I never knew where I stood with him. I never knew him at all. The visuals in this poem are the only things I feel sure were real. Even those are a young girl’s remembering and classifying: John Wayne with a pipe on a porch on a hill in Kentucky.

Over the years, I never spent more than a few weeks in Kentucky, and even fewer that I recall. Sometimes my heart pines for that place the way it pines for all of childhood.

One time, when I had a law office in a company, I thought I had gone mad. I could smell pipe tobacco. It transported me to that porch, to that place, to my people. It turned out to be vanilla rooibos tea – and I still swear it smells like vanilla pipe tobacco.

On a hill at the foot of a hill in Kentucky

 

I do not wish for more time with him, however awful that may read. I wish for more understanding of him. I wish I had known him in a way I wish he would have allowed. I wish that I understood why he was who he was and how that trickled through the family. I wish that I had had the tools to interact with him in a meaningful way – I was, after all, an adult when he died.
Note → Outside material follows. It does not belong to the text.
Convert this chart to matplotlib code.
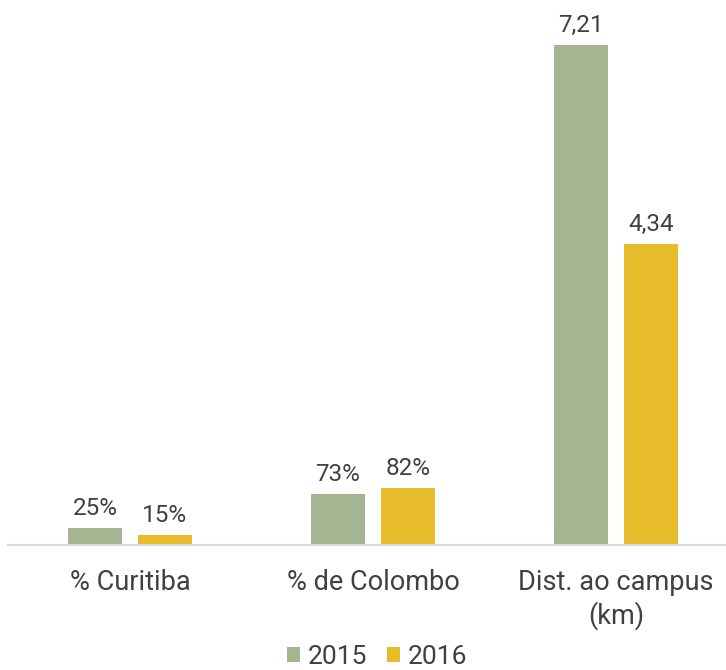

On the top of a higher hill in Kentucky, we buried him. Many of us walked the steep incline, and I think we had it better than those in a vehicle. The day was hot. The dirt was piled high and dark, so unlike the red clay of my home. It was a job for the menfolk – filling the grave with dirt after the niceties were complete. But I would not leave. I needed to bury him. I needed to know that I took part in his grave, even if I had no part in his life.

He was not particularly mean to me. He certainly never abused me. His relationships with others are for them to parse (or not); I know only a tiny fraction.

Sometimes there are gaps in relationships and we don’t know how to process the gap so we see it like the negative space of shadow and think it must be bad. What rests in the gap between me and my grandfather is not bad but blank.

For, lo, these many years, I believed I would need to confront his memory and forgive him. As it happens, forgiveness isn’t what I needed at all. Sometimes there are gaps in relationships and we don’t know how to process the gap so we see it like the negative space of shadow and think it must be bad. What rests in the gap between me and my grandfather is not bad but blank. And there is as much opportunity for me to fill it as there is for me to fill that gap between myself and other, even ancient, ancestors. He is my ancestor. I can and should relate to him that way: curiously, occasionally, healthfully.

It allows me to hear new stories of him with new ears. The only thing I know now is that he was a man with more complexity than I credited him. So I’ll not imprint on others’ memories of him. I’ll not contradict stories of his love or his life. I am forever grateful he had both, love and life. And that must suffice.